Southeastern Pennsylvania Transportation Authority (SEPTA) crews worked around the clock to fix damage caused by Hurricane Sandy, which moved through the Philadelphia area on Oct. 29 and 30.

To help ensure public safety, SEPTA suspended service during the storm.

“Suspending our service in the face of an unprecedented storm like Sandy was in the best interest of the safety of our customers and employees,” said SEPTA General Manager Joseph M. Casey. “It also helped us protect our vehicles and infrastructure, which put us in position to restore service as soon as possible after the storm.”

The service suspension began at 12:30 a.m. Oct. 29, as the storm’s winds and rains began bearing down on the region. Crews worked around the clock, both during and after the storm, to clear downed trees from rail tracks and keep drains clear to prevent flooding.

These efforts played a major role in allowing SEPTA to begin restoring service at noon Oct. 30—only a few hours after the worst of the massive storm moved through the Philadelphia region.

By that afternoon, SEPTA had resumed subway service and operations on most city and suburban bus routes. Commuter rail—SEPTA’s Regional Rail system—returned in time for the rush hour Oct. 31.

Before, during, and after the storm, SEPTA coordinated efforts with local officials including Philadelphia Mayor Michael Nutter. The mayor praised the agency’s efforts at a post-storm press conference Oct. 30 when SEPTA announced service resumption plans.

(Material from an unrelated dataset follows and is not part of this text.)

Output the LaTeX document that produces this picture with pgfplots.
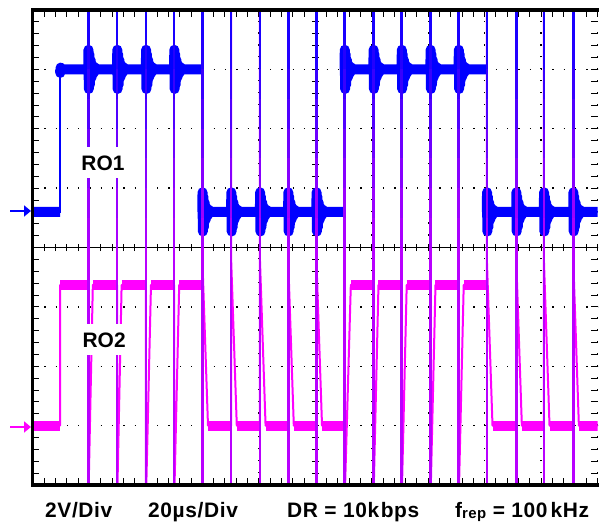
\documentclass[border=0pt]{standalone}
\usepackage{fontspec}
\setmainfont{Liberation Sans}
\usepackage{pgfplots}
\pgfplotsset{compat=1.18}
\usetikzlibrary{arrows.meta}
\definecolor{ro1}{RGB}{0,0,255}
\definecolor{ro2}{RGB}{255,0,255}
\definecolor{va}{RGB}{185,0,255}
\definecolor{vb}{RGB}{170,0,255}
\definecolor{vc}{RGB}{155,0,255}
\definecolor{vd}{RGB}{135,0,255}
\definecolor{ve}{RGB}{110,0,255}
\definecolor{vf}{RGB}{80,0,255}
\definecolor{vg}{RGB}{55,0,255}
\definecolor{vh}{RGB}{35,0,255}
\definecolor{vi}{RGB}{25,0,255}
\begin{document}
\begin{tikzpicture}
\begin{axis}[
  at={(33bp,37bp)}, anchor=south west, scale only axis,
  width=564.5bp, height=475bp,
  xmin=0, xmax=10, ymin=0, ymax=8,
  axis line style={draw=none},
  xtick={0,...,10}, ytick={0,...,8},
  minor x tick num=4, minor y tick num=4,
  xticklabels={}, yticklabels={},
  tick align=inside, xtick pos=both, ytick pos=both,
  major tick length=6.5bp, minor tick length=6.5bp,
  tick style={black, line width=0.9bp},
  grid=major,
  major x grid style={black, line width=1.3bp, dash pattern=on 1.3bp off 10.575bp},
  major y grid style={black, line width=1.3bp, dash pattern=on 1.3bp off 9.99bp},
  clip mode=individual,
  unbounded coords=jump,
]
% centre lines
\draw[black, line width=1bp] (axis cs:0,4) -- (axis cs:10,4);
\draw[black, line width=1bp] (axis cs:5,0) -- (axis cs:5,8);
\pgfplotsinvokeforeach{0.2,0.4,...,9.9}{\draw[black,line width=0.9bp] (axis cs:#1,3.94) -- (axis cs:#1,4.06);}
\pgfplotsinvokeforeach{0.2,0.4,...,7.9}{\draw[black,line width=0.9bp] (axis cs:4.938,#1) -- (axis cs:5.062,#1);}

% RO2 thin trace
\addplot[ro2, line width=2bp, line join=round] coordinates {
(0,1) (0.48,1) (0.48,3.37) (0.98,3.37) (0.98,-0.3) (1.06,3.37) (1.49,3.37) (1.49,-0.3) (1.57,3.37)
(2.00,3.37) (2.00,-0.3) (2.09,3.37) (2.50,3.37) (2.50,-0.3) (2.59,3.37) (3.00,3.37) (3.00,8.3) (3.00,3.8) (3.10,1.0)
(3.51,1.0) (3.51,8.3) (3.51,3.8) (3.61,1.0) (4.02,1.0) (4.02,8.3) (4.02,3.8) (4.12,1.0) (4.52,1) (4.52,8.3) (4.52,3.8) (4.62,1)
(5.02,1) (5.02,8.3) (5.02,3.8) (5.12,1) (5.52,1) (5.52,-0.3) (5.63,3.37) (6.03,3.37) (6.03,-0.3) (6.12,3.37)
(6.53,3.37) (6.53,-0.3) (6.62,3.37) (7.04,3.37) (7.04,-0.3) (7.13,3.37) (7.54,3.37) (7.54,-0.3) (7.63,3.37)
(8.04,3.37) (8.04,8.3) (8.04,3.8) (8.14,1) (8.56,1) (8.56,8.3) (8.56,3.8) (8.66,1) (9.05,1) (9.05,8.3) (9.05,3.8) (9.15,1)
(9.57,1) (9.57,8.3) (9.57,3.8) (9.67,1) (10,1)};
% RO2 level bands
\addplot[ro2, line width=10bp, line cap=butt] coordinates {
(0,1.0) (0.48,1.0) (0.5,nan)
(0.48,3.37) (0.98,3.37) (1,nan)
(1.06,3.37) (1.49,3.37) (1.5,nan)
(1.57,3.37) (2.00,3.37) (2.02,nan)
(2.09,3.37) (2.50,3.37) (2.52,nan)
(2.59,3.37) (3.00,3.37) (3.02,nan)
(3.10,1.0) (3.51,1.0) (3.52,nan)
(3.61,1.0) (4.02,1.0) (4.03,nan)
(4.12,1.0) (4.52,1.0) (4.53,nan)
(4.62,1.0) (5.02,1.0) (5.03,nan)
(5.12,1.0) (5.52,1.0) (5.53,nan)
(5.63,3.37) (6.03,3.37) (6.04,nan)
(6.12,3.37) (6.53,3.37) (6.54,nan)
(6.62,3.37) (7.04,3.37) (7.05,nan)
(7.13,3.37) (7.54,3.37) (7.55,nan)
(7.63,3.37) (8.04,3.37) (8.05,nan)
(8.14,1.0) (8.56,1.0) (8.57,nan)
(8.66,1.0) (9.05,1.0) (9.06,nan)
(9.15,1.0) (9.57,1.0) (9.58,nan)
(9.67,1.0) (10,1.0)};

% RO1 thin trace
\addplot[ro1, line width=2bp] coordinates {
(0,4.6) (0.48,4.6) (0.48,7) (3.00,7) (3.00,4.6) (5.52,4.6) (5.52,7) (8.04,7) (8.04,4.6) (10,4.6)};
% RO1 level bands with ringing
\addplot[ro1, line width=10bp, line cap=butt, line join=round] coordinates {
(0,4.6) (0.48,4.6) (0.49,nan)
(0.48,7) (0.483,6.94) (0.49,7.03) (0.50,7)
(0.98,7) (0.983,7.33) (0.989,6.67) (0.997,7.26) (1.007,6.74) (1.02,7.16) (1.036,6.86) (1.055,7.07) (1.077,6.94) (1.102,7.03) (1.13,7)
(1.49,7) (1.493,7.33) (1.499,6.67) (1.507,7.26) (1.517,6.74) (1.53,7.16) (1.546,6.86) (1.565,7.07) (1.587,6.94) (1.612,7.03) (1.64,7)
(2.00,7) (2.003,7.33) (2.009,6.67) (2.017,7.26) (2.027,6.74) (2.04,7.16) (2.056,6.86) (2.075,7.07) (2.097,6.94) (2.122,7.03) (2.15,7)
(2.50,7) (2.503,7.33) (2.509,6.67) (2.517,7.26) (2.527,6.74) (2.54,7.16) (2.556,6.86) (2.575,7.07) (2.597,6.94) (2.622,7.03) (2.65,7)
(3.00,7) (3.01,nan)
(3.00,4.6) (3.003,4.93) (3.009,4.27) (3.017,4.86) (3.027,4.34) (3.04,4.76) (3.056,4.46) (3.075,4.67) (3.097,4.54) (3.122,4.63) (3.15,4.6)
(3.51,4.6) (3.513,4.93) (3.519,4.27) (3.527,4.86) (3.537,4.34) (3.55,4.76) (3.566,4.46) (3.585,4.67) (3.607,4.54) (3.632,4.63) (3.66,4.6)
(4.02,4.6) (4.023,4.93) (4.029,4.27) (4.037,4.86) (4.047,4.34) (4.06,4.76) (4.076,4.46) (4.095,4.67) (4.117,4.54) (4.142,4.63) (4.17,4.6)
(4.52,4.6) (4.523,4.93) (4.529,4.27) (4.537,4.86) (4.547,4.34) (4.56,4.76) (4.576,4.46) (4.595,4.67) (4.617,4.54) (4.642,4.63) (4.67,4.6)
(5.02,4.6) (5.023,4.93) (5.029,4.27) (5.037,4.86) (5.047,4.34) (5.06,4.76) (5.076,4.46) (5.095,4.67) (5.117,4.54) (5.142,4.63) (5.17,4.6)
(5.52,4.6) (5.53,nan)
(5.52,7) (5.523,7.33) (5.529,6.67) (5.537,7.26) (5.547,6.74) (5.56,7.16) (5.576,6.86) (5.595,7.07) (5.617,6.94) (5.642,7.03) (5.67,7)
(6.03,7) (6.033,7.33) (6.039,6.67) (6.047,7.26) (6.057,6.74) (6.07,7.16) (6.086,6.86) (6.105,7.07) (6.127,6.94) (6.152,7.03) (6.18,7)
(6.53,7) (6.533,7.33) (6.539,6.67) (6.547,7.26) (6.557,6.74) (6.57,7.16) (6.586,6.86) (6.605,7.07) (6.627,6.94) (6.652,7.03) (6.68,7)
(7.04,7) (7.043,7.33) (7.049,6.67) (7.057,7.26) (7.067,6.74) (7.08,7.16) (7.096,6.86) (7.115,7.07) (7.137,6.94) (7.162,7.03) (7.19,7)
(7.54,7) (7.543,7.33) (7.549,6.67) (7.557,7.26) (7.567,6.74) (7.58,7.16) (7.596,6.86) (7.615,7.07) (7.637,6.94) (7.662,7.03) (7.69,7)
(8.04,7) (8.05,nan)
(8.04,4.6) (8.043,4.93) (8.049,4.27) (8.057,4.86) (8.067,4.34) (8.08,4.76) (8.096,4.46) (8.115,4.67) (8.137,4.54) (8.162,4.63) (8.19,4.6)
(8.56,4.6) (8.563,4.93) (8.569,4.27) (8.577,4.86) (8.587,4.34) (8.60,4.76) (8.616,4.46) (8.635,4.67) (8.657,4.54) (8.682,4.63) (8.71,4.6)
(9.05,4.6) (9.053,4.93) (9.059,4.27) (9.067,4.86) (9.077,4.34) (9.09,4.76) (9.106,4.46) (9.125,4.67) (9.147,4.54) (9.172,4.63) (9.20,4.6)
(9.57,4.6) (9.573,4.93) (9.579,4.27) (9.587,4.86) (9.597,4.34) (9.61,4.76) (9.626,4.46) (9.645,4.67) (9.667,4.54) (9.692,4.63) (9.72,4.6)
(10,4.6)};

% repetitive transient pulses (off-screen spikes), shaded blue (top) to violet (bottom)
\pgfplotsinvokeforeach{0.98,1.49,2.00,2.50,3.00,3.51,4.02,4.52,5.02,5.52,6.03,6.53,7.04,7.54,8.04,8.56,9.05,9.57}{
\addplot[va, line width=2.7bp, line cap=butt] coordinates {(#1,0) (#1,4)};
\addplot[vb, line width=2.7bp, line cap=butt] coordinates {(#1,4) (#1,4.5)};
\addplot[vc, line width=2.7bp, line cap=butt] coordinates {(#1,4.5) (#1,5)};
\addplot[vd, line width=2.7bp, line cap=butt] coordinates {(#1,5) (#1,5.5)};
\addplot[ve, line width=2.7bp, line cap=butt] coordinates {(#1,5.5) (#1,6)};
\addplot[vf, line width=2.7bp, line cap=butt] coordinates {(#1,6) (#1,6.5)};
\addplot[vg, line width=2.7bp, line cap=butt] coordinates {(#1,6.5) (#1,7)};
\addplot[vh, line width=2.7bp, line cap=butt] coordinates {(#1,7) (#1,7.5)};
\addplot[vi, line width=2.7bp, line cap=butt] coordinates {(#1,7.5) (#1,8)};
}

\node[fill=white, inner xsep=2bp, inner ysep=8bp, text height=15bp, text depth=0bp, font=\fontsize{21}{24}\selectfont\bfseries] at (axis cs:1.24,5.43) {RO1};
\node[fill=white, inner xsep=2bp, inner ysep=8bp, text height=15bp, text depth=0bp, font=\fontsize{21}{24}\selectfont\bfseries] at (axis cs:1.26,2.45) {RO2};
\end{axis}
% screen frame
\draw[black, line width=3.5bp] (599bp,512bp) -- (32.5bp,512bp) -- (32.5bp,37bp) -- (599bp,37bp);
% ground markers
\draw[ro1, line width=1.8bp, -{Triangle[length=7bp,width=11bp]}] (10bp,311bp) -- (31bp,311bp);
\draw[ro2, line width=1.8bp, -{Triangle[length=7bp,width=11bp]}] (10bp,95bp) -- (31bp,95bp);
% bottom annotations
\begin{scope}[every node/.style={anchor=base west, inner sep=0pt, font=\fontsize{21}{24}\selectfont\bfseries\addfontfeature{LetterSpace=3}}]
\node at (45bp,5bp) {2V/Div};
\node at (148bp,5bp) {20µs/Div};
\node at (287bp,5bp) {DR = 10k\kern1.5bp bps};
\node at (455bp,5bp) {f\raisebox{-1.5bp}{\fontsize{15}{15}\selectfont rep} = 100\kern3bp kHz};
\end{scope}
\pgfresetboundingbox
\path[use as bounding box] (0,0) rectangle (599bp,522bp);
\end{tikzpicture}
\end{document}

“SEPTA has exceeded expectations,” Nutter said of the authority’s efforts to get buses, trains and trolleys back in service in Sandy’s aftermath. “SEPTA’s operation is critical to this city and this region. It is the way we move people, goods, and services around this region, and that’s why we’re such strong supporters of SEPTA and mass transit.”



A SEPTA wire train crew worker heads up to work on catenary on the Lansdale/Doylestown Regional Rail Line. The wires were damaged during Hurricane Sandy.